No mercado interno, os negócios também começam a ganhar corpo com a retomada dos embarques de soja e açúcar. E no caso do açúcar, a valorização do dólar sobre o real é determinante para que as exportações estejam se mantendo aquecidas mesmo durante a entressafra no Centro-Sul do país. Desde setembro, a moeda americana acumula valorização de 39% (PTax). No ano passado, as usinas realizaram exportações para cumprir seus contratos. No início deste ano, com estoques altos, os negócios continuam aquecidos.
No caso do álcool, a transferência do combustível do Centro-Sul para o Norte e o Nordeste do país está reaquecendo os negócios rodoviários para o produto, diz Marcelo Andrade, da divisão de logística da Ecoflex Trading, com sede no Rio. Durante a crise, os preços permaneceram inalterados, com o agravante da maior oferta de caminhões disponível no mercado.
Para Francisco de Lavor, presidente do Grupo União, as recentes altas dos preços dos fretes ocorrem por conta da retomada dos negócios, mas as cotações no mercado internacional sobretudo não deverão ser tão altas, como o observado no início de 2008, ainda antes da crise se agravar. "A retomada agora faz parte também de um movimento sazonal de cada cultura".

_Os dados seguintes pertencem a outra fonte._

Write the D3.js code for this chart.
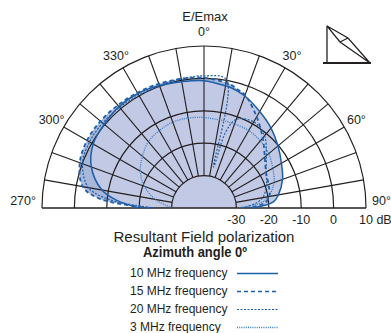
<!DOCTYPE html>
<html>
<head>
<meta charset="utf-8">
<script src="https://cdn.jsdelivr.net/npm/d3@7"></script>
<style>
  body { margin: 0; background: #fff; }
  text { font-family: "Liberation Sans", Arial, sans-serif; fill: #231f20; }
</style>
</head>
<body>
<script>
// elevation angles (deg, 0 = up, clockwise) shared by every series
var angles = [-90, -85, -80, -70, -60, -50, -40, -30, -20, -10, 0, 10, 13, 16, 20, 30, 40, 50, 60, 70, 80, 85, 90];

// E/Emax in dB
var mhz10 = [-20, -13, -8, -3, -0.5, 0.2, 0.8, 0.8, 0.2, -0.4, -0.7, -1.7, -2, -2.5, -3.2, -5.6, -7.8, -10.2, -12.4, -14.2, -16.7, -18.5, -25];
var mhz15 = [-23, -7.8, -2, 0.8, 1.7, 1.7, 1.4, 1.1, 0.8, 0.5, 0.2, -0.7, -1.2, -2, -2.9, -7.5, -11.8, -15.5, -17.9, -18.8, -19.5, -21, -26];
var mhz20 = [-24.7, -10.9, -3.8, -0.1, 0.8, 0.8, 0.5, 0.2, 0.2, 0.5, 0.8, 0.2, -27, -15.5, -10.9, -9.3, -10.9, -14.9, -17.9, -19.5, -21.6, -24.1, -28.3];
var mhz3 = [-30, -27.7, -24.7, -20.4, -17.3, -15.2, -13.3, -12.4, -11.8, -11.8, -12.1, -12.4, -12.4, -12.4, -12.4, -12.4, -13, -13.9, -15.5, -17, -19.8, -22.5, -30];

var ringValues = [-30, -20, -10, 0, 10];
var ringLabels = ["-30", "-20", "-10", "0", "10 dB"];
var angleTicks = [-90, -60, -30, 0, 30, 60, 90];
var angleLabels = ["270°", "300°", "330°", "0°", "30°", "60°", "90°"];
var legendNames = ["10 MHz frequency", "15 MHz frequency", "20 MHz frequency", "3 MHz frequency"];

var svgWidth = 391;
var svgHeight = 333;
var cx = 204, cy = 208, R = 162;
var blue = "#1d5fa8";

var svg = d3.select("body")
  .append("svg")
  .attr("width", svgWidth)
  .attr("height", svgHeight);

var rScale = d3.scaleLinear().domain([-40, 10]).range([0, R]);
var rad = d => d * Math.PI / 180;

var series = [
  { name: legendNames[0], values: mhz10, dash: null, width: 1.5, color: blue },
  { name: legendNames[1], values: mhz15, dash: "4,3", width: 1.8, color: blue },
  { name: legendNames[2], values: mhz20, dash: "2,1.5", width: 1.2, color: blue },
  { name: legendNames[3], values: mhz3, dash: "1,1.2", width: 1.3, color: "#2f7ac6" }
];

var line = d3.lineRadial()
  .angle(d => rad(d[0]))
  .radius(d => rScale(d[1]))
  .curve(d3.curveCatmullRom.alpha(0.5));

var pts = s => angles.map((a, i) => [a, s.values[i]]);

var plot = svg.append("g").attr("transform", `translate(${cx}, ${cy})`);

// fills: 15 MHz darker underneath, 10 MHz lighter on top
plot.append("path").attr("d", line(pts(series[1])) + "Z").attr("fill", "#a8b7da");
plot.append("path").attr("d", line(pts(series[0])) + "Z").attr("fill", "#c1c9e4");

// grid rings
var arc = d3.arc().startAngle(-Math.PI / 2).endAngle(Math.PI / 2);
plot.selectAll(".ring")
  .data(ringValues)
  .enter()
  .append("path")
  .attr("d", d => arc({ innerRadius: rScale(d), outerRadius: rScale(d) }))
  .attr("fill", "none")
  .attr("stroke", "#231f20")
  .attr("stroke-width", 1.2);

// spokes every 10 deg
plot.selectAll(".spoke")
  .data(d3.range(-80, 81, 10))
  .enter()
  .append("line")
  .attr("x1", d => rScale(-30) * Math.sin(rad(d)))
  .attr("y1", d => -rScale(-30) * Math.cos(rad(d)))
  .attr("x2", d => R * Math.sin(rad(d)))
  .attr("y2", d => -R * Math.cos(rad(d)))
  .attr("stroke", "#231f20")
  .attr("stroke-width", 1.1);

plot.append("line")
  .attr("x1", -R).attr("x2", R)
  .attr("y1", 0).attr("y2", 0)
  .attr("stroke", "#231f20")
  .attr("stroke-width", 1.6);

// pattern curves
plot.selectAll(".curve")
  .data(series)
  .enter()
  .append("path")
  .attr("d", d => line(pts(d)))
  .attr("fill", "none")
  .attr("stroke", d => d.color)
  .attr("stroke-width", d => d.width)
  .attr("stroke-dasharray", d => d.dash);

// angle labels
plot.selectAll(".alabel")
  .data(angleTicks)
  .enter()
  .append("text")
  .attr("x", d => Math.abs(d) == 90 ? (d < 0 ? -R - 6 : R + 6) : 176 * Math.sin(rad(d)))
  .attr("y", d => Math.abs(d) == 90 ? -3 : -176 * Math.cos(rad(d)) + 4)
  .attr("text-anchor", d => d == -90 ? "end" : d == 90 ? "start" : "middle")
  .attr("font-size", "12.5px")
  .text((d, i) => angleLabels[i]);

// dB labels
plot.selectAll(".rlabel")
  .data(ringValues)
  .enter()
  .append("text")
  .attr("x", (d, i) => i == 4 ? rScale(d) - 7 : rScale(d))
  .attr("y", 16)
  .attr("text-anchor", (d, i) => i == 4 ? "start" : "middle")
  .attr("font-size", "12.5px")
  .text((d, i) => ringLabels[i]);

svg.append("text")
  .attr("x", 205).attr("y", 21)
  .attr("text-anchor", "middle")
  .attr("font-size", "13px")
  .text("E/Emax");

svg.append("text")
  .attr("x", 204).attr("y", 242)
  .attr("text-anchor", "middle")
  .attr("font-size", "15px")
  .text("Resultant Field polarization");

svg.append("text")
  .attr("x", 195).attr("y", 257)
  .attr("text-anchor", "middle")
  .attr("font-size", "14px")
  .attr("font-weight", "bold")
  .attr("textLength", 104)
  .attr("lengthAdjust", "spacingAndGlyphs")
  .text("Azimuth angle 0º");

// legend
var legend = svg.selectAll(".legend")
  .data(series)
  .enter()
  .append("g")
  .attr("transform", (d, i) => `translate(130, ${277 + i * 18})`);

legend.append("text")
  .attr("font-size", "12px")
  .text(d => d.name);

legend.append("line")
  .attr("x1", 107).attr("x2", 148)
  .attr("y1", -3.5).attr("y2", -3.5)
  .attr("stroke", d => d.color)
  .attr("stroke-width", d => Math.min(d.width, 1.4))
  .attr("stroke-dasharray", d => d.dash);

// antenna icon top right
var icon = svg.append("g")
  .attr("transform", "translate(327, 26)")
  .attr("fill", "none")
  .attr("stroke", "#231f20");
icon.append("path").attr("d", "M0,0V37").attr("stroke-width", 1.3);
icon.append("path").attr("d", "M-4,37H44").attr("stroke-width", 2);
icon.append("path").attr("d", "M0,0L13,16L43,37L21,12Z M13,16L21,12").attr("stroke-width", 1.2);
</script>
</body>
</html>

Ainda que sob a perspectiva de produção menor que a do ciclo 2007/08, que teoricamente reduziria a demanda por transporte – e, portanto, seu custo – o escoamento da safra de grãos em Mato Grosso começou com o pano de fundo de uma nova onda de altas dos gastos com transporte. "O frete atingiu picos de custos em 2008. Ainda não estamos vendo novos picos, mas eles devem se repetir", diz Seneri Paludo, superintendente do Instituto Mato-Grossense de Economia Agrícola (Imea).
Segundo dados da entidade, o custo médio para o frete rodoviário de soja entre Sorriso (MT) e Paranaguá (PR) chegou a R$ 185 por tonelada em 13 de fevereiro, uma alta de 16% no mês. "No ano passado, o pico foi de R$ 220 por tonelada em março, auge do escoamento da safra. Esse patamar pode se repetir este ano", afirma Paludo. Entre Rondonópolis (MT) e Paranaguá, a alta no mesmo intervalo foi de 22%, para R$ 140 por tonelada.

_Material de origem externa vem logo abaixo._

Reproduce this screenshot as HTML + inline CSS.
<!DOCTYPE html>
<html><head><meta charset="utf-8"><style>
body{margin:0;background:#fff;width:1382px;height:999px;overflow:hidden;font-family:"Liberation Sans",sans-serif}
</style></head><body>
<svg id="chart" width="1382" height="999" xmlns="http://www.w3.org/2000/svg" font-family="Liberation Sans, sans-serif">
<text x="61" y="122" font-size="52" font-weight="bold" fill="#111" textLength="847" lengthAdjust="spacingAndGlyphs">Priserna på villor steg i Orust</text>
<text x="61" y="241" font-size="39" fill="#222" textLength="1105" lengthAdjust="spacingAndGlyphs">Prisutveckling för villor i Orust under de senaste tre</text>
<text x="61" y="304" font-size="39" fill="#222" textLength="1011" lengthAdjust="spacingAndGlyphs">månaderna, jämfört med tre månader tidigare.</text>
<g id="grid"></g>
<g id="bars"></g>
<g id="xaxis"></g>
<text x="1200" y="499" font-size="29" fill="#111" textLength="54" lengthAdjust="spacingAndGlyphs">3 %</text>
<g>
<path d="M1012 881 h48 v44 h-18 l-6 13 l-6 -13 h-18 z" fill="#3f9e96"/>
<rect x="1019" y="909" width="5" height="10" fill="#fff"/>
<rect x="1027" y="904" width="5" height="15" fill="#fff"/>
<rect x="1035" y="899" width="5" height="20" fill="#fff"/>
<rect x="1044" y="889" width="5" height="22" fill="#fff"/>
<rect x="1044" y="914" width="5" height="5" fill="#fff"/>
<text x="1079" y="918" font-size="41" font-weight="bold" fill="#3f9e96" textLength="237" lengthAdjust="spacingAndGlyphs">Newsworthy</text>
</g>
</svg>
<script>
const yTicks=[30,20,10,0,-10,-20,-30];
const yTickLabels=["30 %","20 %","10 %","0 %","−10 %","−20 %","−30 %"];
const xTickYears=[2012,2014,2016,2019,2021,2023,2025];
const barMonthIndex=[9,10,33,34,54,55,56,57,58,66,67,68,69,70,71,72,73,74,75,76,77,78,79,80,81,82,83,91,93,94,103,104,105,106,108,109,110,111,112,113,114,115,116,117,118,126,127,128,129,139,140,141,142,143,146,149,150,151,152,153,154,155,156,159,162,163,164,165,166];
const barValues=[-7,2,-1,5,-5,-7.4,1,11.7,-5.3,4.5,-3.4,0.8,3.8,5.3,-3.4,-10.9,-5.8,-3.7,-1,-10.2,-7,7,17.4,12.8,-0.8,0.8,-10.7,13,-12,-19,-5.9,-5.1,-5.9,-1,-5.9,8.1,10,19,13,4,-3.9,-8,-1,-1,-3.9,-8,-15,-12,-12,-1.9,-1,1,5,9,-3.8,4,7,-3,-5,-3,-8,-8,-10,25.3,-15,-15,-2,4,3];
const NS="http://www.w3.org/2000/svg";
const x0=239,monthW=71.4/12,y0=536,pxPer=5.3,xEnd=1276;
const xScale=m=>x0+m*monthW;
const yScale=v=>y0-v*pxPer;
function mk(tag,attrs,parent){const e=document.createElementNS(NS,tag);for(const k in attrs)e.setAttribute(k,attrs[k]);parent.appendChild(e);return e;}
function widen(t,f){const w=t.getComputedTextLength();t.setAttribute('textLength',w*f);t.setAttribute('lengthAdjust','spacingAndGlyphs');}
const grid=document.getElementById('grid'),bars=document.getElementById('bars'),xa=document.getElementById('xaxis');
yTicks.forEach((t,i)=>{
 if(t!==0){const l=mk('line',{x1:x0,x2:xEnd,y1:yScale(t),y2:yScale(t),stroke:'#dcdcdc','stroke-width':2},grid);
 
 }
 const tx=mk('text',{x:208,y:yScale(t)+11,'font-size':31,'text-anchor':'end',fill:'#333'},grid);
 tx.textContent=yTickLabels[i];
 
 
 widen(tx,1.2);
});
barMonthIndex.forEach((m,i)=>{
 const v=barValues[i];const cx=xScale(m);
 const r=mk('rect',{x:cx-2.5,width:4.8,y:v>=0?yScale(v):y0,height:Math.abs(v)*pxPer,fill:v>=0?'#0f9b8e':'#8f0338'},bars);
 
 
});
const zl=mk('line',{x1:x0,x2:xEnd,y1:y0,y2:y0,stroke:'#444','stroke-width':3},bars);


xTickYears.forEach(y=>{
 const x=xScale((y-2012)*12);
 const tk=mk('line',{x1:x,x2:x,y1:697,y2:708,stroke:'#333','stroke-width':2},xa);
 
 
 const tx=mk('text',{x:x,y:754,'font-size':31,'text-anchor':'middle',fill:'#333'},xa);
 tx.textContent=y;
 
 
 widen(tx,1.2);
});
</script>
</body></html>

Mesmo com a perspectiva de queda na produção, há espaço para alta do custo do frete, avalia o superintendente, porque as margens de comercialização da soja estão maiores no momento do que estavam na mesma época da safra 2007/08. "É lei de oferta e demanda", diz. "Se a margem do produtor está maior, o transportador sabe que pode cobrar um pouco mais".
Mesmo que a receita com frete suba ao longo do escoamento da safra, a margem dos transportadores continua apertada, em especial por conta dos gastos com manutenção exigidos com a deterioração das rodovias, segundo Miguel Mendes, diretor-executivo da Associação dos Transportes de Carga do Mato Grosso (ATC). "Em muitos locais, o transporte é feito abaixo do preço de custo", diz.

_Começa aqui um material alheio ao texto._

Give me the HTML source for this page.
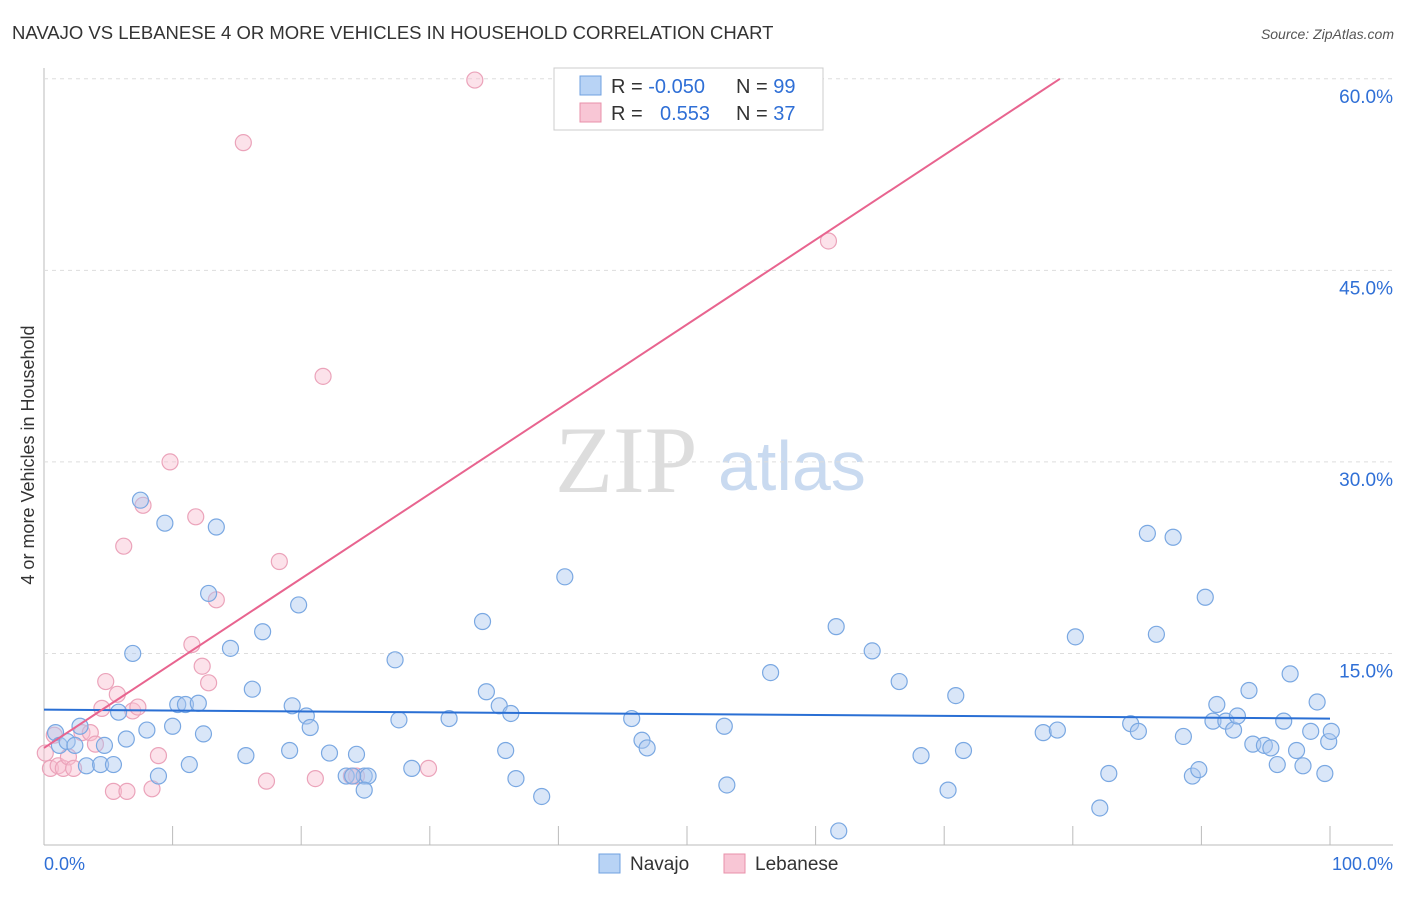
<!DOCTYPE html>
<html><head><meta charset="utf-8"><style>
body{margin:0;background:#fff;font-family:"Liberation Sans",sans-serif;}
</style></head><body>
<svg id="c" width="1406" height="892" xmlns="http://www.w3.org/2000/svg">
<text x="12" y="39" font-size="18.5" fill="#333">NAVAJO VS LEBANESE 4 OR MORE VEHICLES IN HOUSEHOLD CORRELATION CHART</text>
<text x="1394" y="39" font-size="14" fill="#555" font-style="italic" text-anchor="end">Source: ZipAtlas.com</text>
<text transform="translate(34,455) rotate(-90)" font-size="18" fill="#333" text-anchor="middle">4 or more Vehicles in Household</text>
<text x="555" y="492" font-size="95" fill="#ddd" font-family="Liberation Serif,serif">ZIP</text>
<text x="718" y="490" font-size="70" fill="#c9daf0">atlas</text>
<g id="grid"></g><g id="pts"></g><g id="lines"></g>
<g>
<rect x="554" y="68" width="269" height="62" fill="#fff" stroke="#ccc"/>
<rect x="580" y="76" width="21" height="19" fill="#b8d3f5" stroke="#6fa0e0"/>
<rect x="580" y="103" width="21" height="19" fill="#f8c6d5" stroke="#e890aa"/>
<text x="611" y="93" font-size="20" fill="#333">R = <tspan fill="#2f6fd6">-0.050</tspan></text>
<text x="736" y="93" font-size="20" fill="#333">N = <tspan fill="#2f6fd6">99</tspan></text>
<text x="611" y="120" font-size="20" fill="#333">R = </text>
<text x="660" y="120" font-size="20" fill="#2f6fd6">0.553</text>
<text x="736" y="120" font-size="20" fill="#333">N = <tspan fill="#2f6fd6">37</tspan></text>
</g>
<g>
<rect x="599" y="854" width="21" height="19" fill="#b8d3f5" stroke="#6fa0e0"/>
<text x="630" y="870" font-size="19" fill="#333">Navajo</text>
<rect x="724" y="854" width="21" height="19" fill="#f8c6d5" stroke="#e890aa"/>
<text x="755" y="870" font-size="19" fill="#333">Lebanese</text>
</g>
<text x="44" y="870" font-size="18" fill="#2f6fd6">0.0%</text>
<text x="1393" y="870" font-size="18" fill="#2f6fd6" text-anchor="end">100.0%</text>
</svg>
<script>
const yTicks=[15,30,45,60];
const xTicks=[0,10,20,30,40,50,60,70,80,90,100];
const navX=[0.9,1.2,1.8,2.4,2.8,3.3,4.4,4.7,5.4,5.8,6.4,6.9,7.5,8.0,8.9,9.4,10.0,10.4,11.0,11.3,12.0,12.4,12.8,13.4,14.5,15.7,16.2,17.0,19.1,19.3,19.8,20.4,20.7,22.2,23.5,24.3,24.9,25.2,24.0,24.9,27.3,27.6,28.6,31.5,34.1,34.4,35.4,35.9,36.3,36.7,38.7,40.5,45.7,46.5,46.9,52.9,53.1,56.5,61.6,61.8,64.4,66.5,68.2,70.3,70.9,71.5,77.7,78.8,80.2,82.1,82.8,84.5,85.1,85.8,86.5,87.8,88.6,89.3,89.8,90.3,90.9,91.2,91.9,92.5,92.8,93.7,94.0,94.9,95.4,95.9,96.4,96.9,97.4,97.9,98.5,99.0,99.6,99.9,100.1];
const navY=[8.8,7.8,8.1,7.8,9.3,6.2,6.3,7.8,6.3,10.4,8.3,15.0,27.0,9.0,5.4,25.2,9.3,11.0,11.0,6.3,11.1,8.7,19.7,24.9,15.4,7.0,12.2,16.7,7.4,10.9,18.8,10.1,9.2,7.2,5.4,7.1,5.4,5.4,5.4,4.3,14.5,9.8,6.0,9.9,17.5,12.0,10.9,7.4,10.3,5.2,3.8,21.0,9.9,8.2,7.6,9.3,4.7,13.5,17.1,1.1,15.2,12.8,7.0,4.3,11.7,7.4,8.8,9.0,16.3,2.9,5.6,9.5,8.9,24.4,16.5,24.1,8.5,5.4,5.9,19.4,9.7,11.0,9.7,9.0,10.1,12.1,7.9,7.8,7.6,6.3,9.7,13.4,7.4,6.2,8.9,11.2,5.6,8.1,8.9];
const lebX=[0.5,0.8,1.1,1.5,1.9,2.3,2.95,3.6,4.0,4.5,4.8,5.4,5.7,6.2,6.45,6.9,7.3,7.7,8.4,8.9,9.8,11.5,11.8,12.3,12.8,13.4,15.5,17.3,18.3,21.1,21.7,23.9,24.3,29.9,33.5,61.0,0.1];
const lebY=[6.0,8.6,6.2,6.0,6.9,6.0,8.8,8.8,7.9,10.7,12.8,4.2,11.8,23.4,4.2,10.5,10.8,26.6,4.4,7.0,30.0,15.7,25.7,14.0,12.7,19.2,55.0,5.0,22.2,5.2,36.7,5.4,5.4,6.0,59.9,47.3,7.2];
const navFit=[10.6,9.9], lebFit=[7.6,60];
const X=v=>44+v*12.86, Y=v=>845-v*12.77;
const ns="http://www.w3.org/2000/svg";
function mk(t,a,p){const e=document.createElementNS(ns,t);for(const k in a)e.setAttribute(k,a[k]);document.getElementById(p).appendChild(e);return e;}
let e=mk('line',{x1:44,y1:68,x2:44,y2:845,stroke:'#bbb'},'grid');


e=mk('line',{x1:44,y1:845,x2:1393,y2:845,stroke:'#bbb'},'grid');


yTicks.forEach(t=>{
 e=mk('line',{x1:44,y1:Y(t),x2:1393,y2:Y(t),stroke:'#ddd','stroke-dasharray':'4,4'},'grid');
 
 
 e=mk('text',{x:1393,y:Y(t)+24,'font-size':19,fill:'#2f6fd6','text-anchor':'end'},'grid');
 e.textContent=t.toFixed(1)+'%';
 
 
});
xTicks.forEach(t=>{
 e=mk('line',{x1:X(t),y1:826,x2:X(t),y2:845,stroke:'#bbb'},'grid');
 
 
});
lebX.forEach((v,i)=>{
 e=mk('circle',{cx:X(v),cy:Y(lebY[i]),r:8,fill:'rgba(248,190,208,0.45)',stroke:'#eba3ba','stroke-width':1.2},'pts');
 
 
});
navX.forEach((v,i)=>{
 e=mk('circle',{cx:X(v),cy:Y(navY[i]),r:8,fill:'rgba(170,200,240,0.45)',stroke:'#7aa8e2','stroke-width':1.2},'pts');
 
 
});
e=mk('line',{x1:X(0),y1:Y(navFit[0]),x2:X(100),y2:Y(navFit[1]),stroke:'#2a6fd4','stroke-width':2},'lines');


e=mk('line',{x1:X(0),y1:Y(lebFit[0]),x2:X(79),y2:Y(lebFit[1]),stroke:'#e8648f','stroke-width':2},'lines');


</script>
</body></html>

Se a projeção de alta do frete rodoviário se confirmar no escoamento da safra, o custo do ferroviário seguirá o mesmo caminho. Os contratos são fechados com base no preço praticado no transporte rodoviário. Em 2008, o custo do transporte ferroviário por quilômetro foi de 70% do rodoviário, mas, se adicionados os gastos com transbordo, a diferença real fica entre 10% e 20%, diz Paulo Fleury, diretor geral do Instituto de Logística e Supply Chain (Ilos) e professor titular de logística da UFRJ.
Fleury acredita em alta dos custos dos fretes rodoviário e ferroviário nesta safra depois das fortes baixas do segundo semestre de 2008. Os patamares, no entanto, não deverão repetir os recordes registrados há um ano. "A crise econômica reduziu a demanda por transporte", avalia.